┏━━
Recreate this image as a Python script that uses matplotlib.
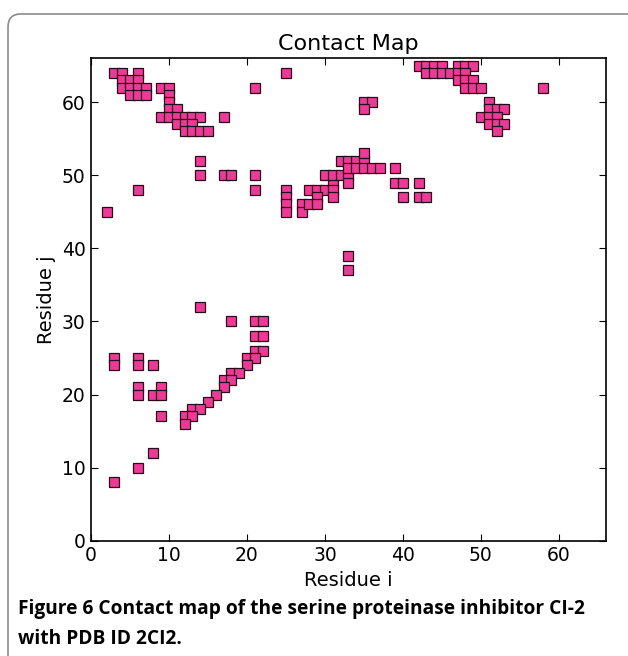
import matplotlib
matplotlib.use('Agg')
import matplotlib.pyplot as plt
from matplotlib.patches import FancyBboxPatch

# Contact pairs (residue i, residue j)
residue_i = [3, 4, 6, 4, 5, 6, 4, 5, 6, 7, 5, 6, 7,
             9, 10, 10, 10, 10, 11, 9, 10, 11, 12, 13, 14,
             11, 12, 13, 12, 13, 14, 15, 17, 21, 25,
             14, 14, 17, 18, 21, 6, 21, 2,
             25, 25, 25, 25, 27, 27, 28, 28, 29, 30, 29, 29,
             31, 31, 31, 30, 31, 32, 33, 33,
             32, 33, 34, 35, 35, 33, 34, 35, 36, 37, 39,
             39, 40, 42, 40, 42, 43, 35, 36, 35, 33, 33,
             42, 43, 44, 45, 47, 48, 49, 43, 44, 45, 46, 47, 48,
             47, 48, 49, 48, 49, 50, 58, 51, 51, 52, 53,
             50, 51, 52, 51, 52, 53, 52,
             14, 18, 21, 22, 21, 22, 21, 22, 20, 21, 20,
             18, 19, 17, 18, 17, 16, 15, 13, 14, 12, 13, 12,
             3, 3, 6, 6, 8, 6, 6, 8, 9, 9, 9, 8, 6, 3]
residue_j = [64, 64, 64, 63, 63, 63, 62, 62, 62, 62, 61, 61, 61,
             62, 62, 61, 60, 59, 59, 58, 58, 58, 58, 58, 58,
             57, 57, 57, 56, 56, 56, 56, 58, 62, 64,
             52, 50, 50, 50, 50, 48, 48, 45,
             48, 47, 46, 45, 46, 45, 46, 48, 48, 48, 47, 46,
             49, 48, 47, 50, 50, 50, 50, 49,
             52, 52, 52, 52, 53, 51, 51, 51, 51, 51, 51,
             49, 49, 49, 47, 47, 47, 60, 60, 59, 39, 37,
             65, 65, 65, 65, 65, 65, 65, 64, 64, 64, 64, 64, 64,
             63, 63, 63, 62, 62, 62, 62, 60, 59, 59, 59,
             58, 58, 58, 57, 57, 57, 56,
             32, 30, 30, 30, 28, 28, 26, 26, 25, 25, 24,
             23, 23, 22, 22, 21, 20, 19, 18, 18, 17, 17, 16,
             25, 24, 25, 24, 24, 21, 20, 20, 21, 20, 17, 12, 10, 8]

caption = ('Figure 6 Contact map of the serine proteinase inhibitor CI-2\n'
           'with PDB ID 2CI2.')

# Create Figure and Axes
figure = plt.figure(figsize=(6.28, 6.56), dpi=100, facecolor='white')
axes0 = figure.add_axes([0.1449, 0.1758, 0.8196, 0.7353])

# rounded frame around the whole figure
frame = FancyBboxPatch((8 / 628, -0.1), 1.2, 1.1 - 14 / 656,
                       boxstyle='round,pad=0,rounding_size=0.02',
                       transform=figure.transFigure, fill=False,
                       edgecolor='#8c8c8c', linewidth=1.2)
figure.patches.append(frame)

axes0.plot(residue_i, residue_j, linestyle='none', marker='s', markersize=7.8,
           markerfacecolor='#ee3a97', markeredgecolor='#2a0a18',
           markeredgewidth=0.9)

# Axis settings
axes0.set_xlim(0, 66)
axes0.set_ylim(0, 66)
axes0.set_xticks(range(0, 61, 10))
axes0.set_yticks(range(0, 61, 10))
axes0.tick_params(direction='in', top=True, right=True, length=5,
                  labelsize=13.5, pad=4)
for s in axes0.spines.values():
    s.set_linewidth(1.2)
axes0.set_title('Contact Map', fontsize=16, pad=6)
axes0.set_xlabel('Residue i', fontsize=14, labelpad=4)
axes0.set_ylabel('Residue j', fontsize=14, labelpad=4)

figure.text(18 / 628, 1 - 599 / 656, caption, fontsize=13.8, fontweight='bold',
            family=['Open Sans', 'DejaVu Sans'], va='top', ha='left',
            linespacing=1.65)

figure.savefig('out.png', dpi=100)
┗━━
=== DESCRIPTION OF THE TASK ===
Exactly restate the lines from the beginning of the data through the line with "from matplotlib.patches import FancyBboxPatch", and no others, keeping pictures out.

=== THE RESPONSE ===
Recreate this image as a Python script that uses matplotlib.
import matplotlib
matplotlib.use('Agg')
import matplotlib.pyplot as plt
from matplotlib.patches import FancyBboxPatch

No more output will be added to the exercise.